= GIVEN INFORMATION =
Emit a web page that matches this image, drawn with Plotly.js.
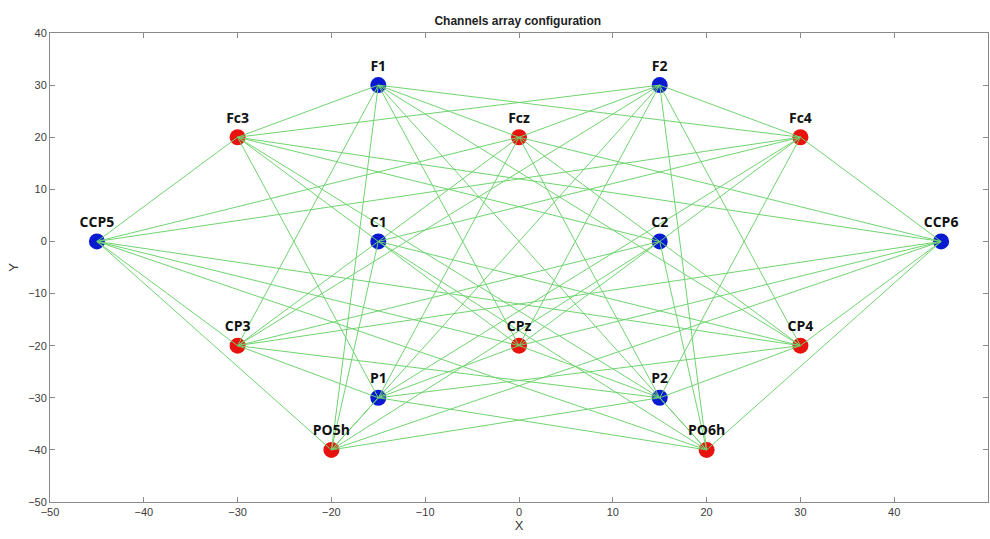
<!DOCTYPE html>
<html>
<head>
<meta charset="utf-8">
<script src="https://cdn.plot.ly/plotly-3.0.1.min.js"></script>
<style>html,body{margin:0;padding:0;background:#fff;}#chart{width:990px;height:539px;}</style>
</head>
<body>
<div id="chart"></div>
<script>
// Channel names, positions and group (red / blue)
const channelNames = ["F1","F2","Fc3","Fcz","Fc4","CCP5","C1","C2","CCP6","CP3","CPz","CP4","P1","P2","PO5h","PO6h"];
const channelX     = [-15, 15, -30, 0, 30, -45, -15, 15, 45, -30, 0, 30, -15, 15, -20, 20];
const channelY     = [30, 30, 20, 20, 20, 0, 0, 0, 0, -20, -20, -20, -30, -30, -40, -40];
const channelGroup = ["blue","blue","red","red","red","blue","blue","blue","blue","red","red","red","blue","blue","red","red"];
const xTicks = [-50,-40,-30,-20,-10,0,10,20,30,40,50];
const yTicks = [-50,-40,-30,-20,-10,0,10,20,30,40];

// connections: every red channel linked to every blue channel
const lx = [], ly = [];
for (let i = 0; i < channelNames.length; i++) {
  if (channelGroup[i] !== "red") continue;
  for (let j = 0; j < channelNames.length; j++) {
    if (channelGroup[j] !== "blue") continue;
    lx.push(channelX[i], channelX[j], null);
    ly.push(channelY[i], channelY[j], null);
  }
}

function groupTrace(g, color) {
  const idx = channelGroup.map((c, k) => c === g ? k : -1).filter(k => k >= 0);
  return {
    type: "scatter", mode: "markers",
    x: idx.map(k => channelX[k]), y: idx.map(k => channelY[k]),
    marker: {size: 16, color: color, line: {width: 0}},
    hoverinfo: "skip", cliponaxis: false
  };
}

const traces = [
  groupTrace("red", "#e8130f"),
  groupTrace("blue", "#0a1ad0"),
  {type: "scatter", mode: "lines", x: lx, y: ly,
   line: {color: "#6fd46f", width: 1}, hoverinfo: "skip"},
  {type: "scatter", mode: "markers+text", x: channelX, y: channelY, text: channelNames,
   textposition: "top center",
   textfont: {family: "Open Sans, Noto Sans, sans-serif", size: 14, color: "#111", weight: "bold"},
   marker: {size: 16, color: "rgba(0,0,0,0)"}, hoverinfo: "text", cliponaxis: false}
];

const axisCommon = {
  showgrid: false, zeroline: false, showline: true, mirror: "ticks",
  linecolor: "#8a8a8a", linewidth: 1, ticks: "inside", ticklen: 5, tickcolor: "#8a8a8a",
  tickfont: {family: "Arial, Liberation Sans, sans-serif", size: 11, color: "#3c3c3c"}
};

const layout = {
  width: 990, height: 539,
  margin: {l: 50, r: 2, t: 33, b: 37},
  paper_bgcolor: "#fff", plot_bgcolor: "#fff",
  showlegend: false,
  title: {text: "<b>Channels array configuration</b>", x: 0.523, xanchor: "center", y: 0.962, yanchor: "middle",
          font: {family: "Arial, Liberation Sans, sans-serif", size: 12, color: "#222"}},
  xaxis: Object.assign({}, axisCommon, {range: [-50, 50], tickvals: xTicks,
    title: {text: "X", standoff: 2, font: {family: "Arial, Liberation Sans, sans-serif", size: 13, color: "#3c3c3c"}}}),
  yaxis: Object.assign({}, axisCommon, {range: [-50, 40], tickvals: yTicks,
    title: {text: "Y", standoff: 6, font: {family: "Arial, Liberation Sans, sans-serif", size: 13, color: "#3c3c3c"}}})
};

Plotly.newPlot("chart", traces, layout, {displayModeBar: false, staticPlot: true});
</script>
</body>
</html>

= DIRECTIVE =
All of the material above needs to be restated exactly, with no pictures.

= SOLUTION TO THE EXERCISE =
Emit a web page that matches this image, drawn with Plotly.js.
<!DOCTYPE html>
<html>
<head>
<meta charset="utf-8">
<script src="https://cdn.plot.ly/plotly-3.0.1.min.js"></script>
<style>html,body{margin:0;padding:0;background:#fff;}#chart{width:990px;height:539px;}</style>
</head>
<body>
<div id="chart"></div>
<script>
// Channel names, positions and group (red / blue)
const channelNames = ["F1","F2","Fc3","Fcz","Fc4","CCP5","C1","C2","CCP6","CP3","CPz","CP4","P1","P2","PO5h","PO6h"];
const channelX     = [-15, 15, -30, 0, 30, -45, -15, 15, 45, -30, 0, 30, -15, 15, -20, 20];
const channelY     = [30, 30, 20, 20, 20, 0, 0, 0, 0, -20, -20, -20, -30, -30, -40, -40];
const channelGroup = ["blue","blue","red","red","red","blue","blue","blue","blue","red","red","red","blue","blue","red","red"];
const xTicks = [-50,-40,-30,-20,-10,0,10,20,30,40,50];
const yTicks = [-50,-40,-30,-20,-10,0,10,20,30,40];

// connections: every red channel linked to every blue channel
const lx = [], ly = [];
for (let i = 0; i < channelNames.length; i++) {
  if (channelGroup[i] !== "red") continue;
  for (let j = 0; j < channelNames.length; j++) {
    if (channelGroup[j] !== "blue") continue;
    lx.push(channelX[i], channelX[j], null);
    ly.push(channelY[i], channelY[j], null);
  }
}

function groupTrace(g, color) {
  const idx = channelGroup.map((c, k) => c === g ? k : -1).filter(k => k >= 0);
  return {
    type: "scatter", mode: "markers",
    x: idx.map(k => channelX[k]), y: idx.map(k => channelY[k]),
    marker: {size: 16, color: color, line: {width: 0}},
    hoverinfo: "skip", cliponaxis: false
  };
}

const traces = [
  groupTrace("red", "#e8130f"),
  groupTrace("blue", "#0a1ad0"),
  {type: "scatter", mode: "lines", x: lx, y: ly,
   line: {color: "#6fd46f", width: 1}, hoverinfo: "skip"},
  {type: "scatter", mode: "markers+text", x: channelX, y: channelY, text: channelNames,
   textposition: "top center",
   textfont: {family: "Open Sans, Noto Sans, sans-serif", size: 14, color: "#111", weight: "bold"},
   marker: {size: 16, color: "rgba(0,0,0,0)"}, hoverinfo: "text", cliponaxis: false}
];

const axisCommon = {
  showgrid: false, zeroline: false, showline: true, mirror: "ticks",
  linecolor: "#8a8a8a", linewidth: 1, ticks: "inside", ticklen: 5, tickcolor: "#8a8a8a",
  tickfont: {family: "Arial, Liberation Sans, sans-serif", size: 11, color: "#3c3c3c"}
};

const layout = {
  width: 990, height: 539,
  margin: {l: 50, r: 2, t: 33, b: 37},
  paper_bgcolor: "#fff", plot_bgcolor: "#fff",
  showlegend: false,
  title: {text: "<b>Channels array configuration</b>", x: 0.523, xanchor: "center", y: 0.962, yanchor: "middle",
          font: {family: "Arial, Liberation Sans, sans-serif", size: 12, color: "#222"}},
  xaxis: Object.assign({}, axisCommon, {range: [-50, 50], tickvals: xTicks,
    title: {text: "X", standoff: 2, font: {family: "Arial, Liberation Sans, sans-serif", size: 13, color: "#3c3c3c"}}}),
  yaxis: Object.assign({}, axisCommon, {range: [-50, 40], tickvals: yTicks,
    title: {text: "Y", standoff: 6, font: {family: "Arial, Liberation Sans, sans-serif", size: 13, color: "#3c3c3c"}}})
};

Plotly.newPlot("chart", traces, layout, {displayModeBar: false, staticPlot: true});
</script>
</body>
</html>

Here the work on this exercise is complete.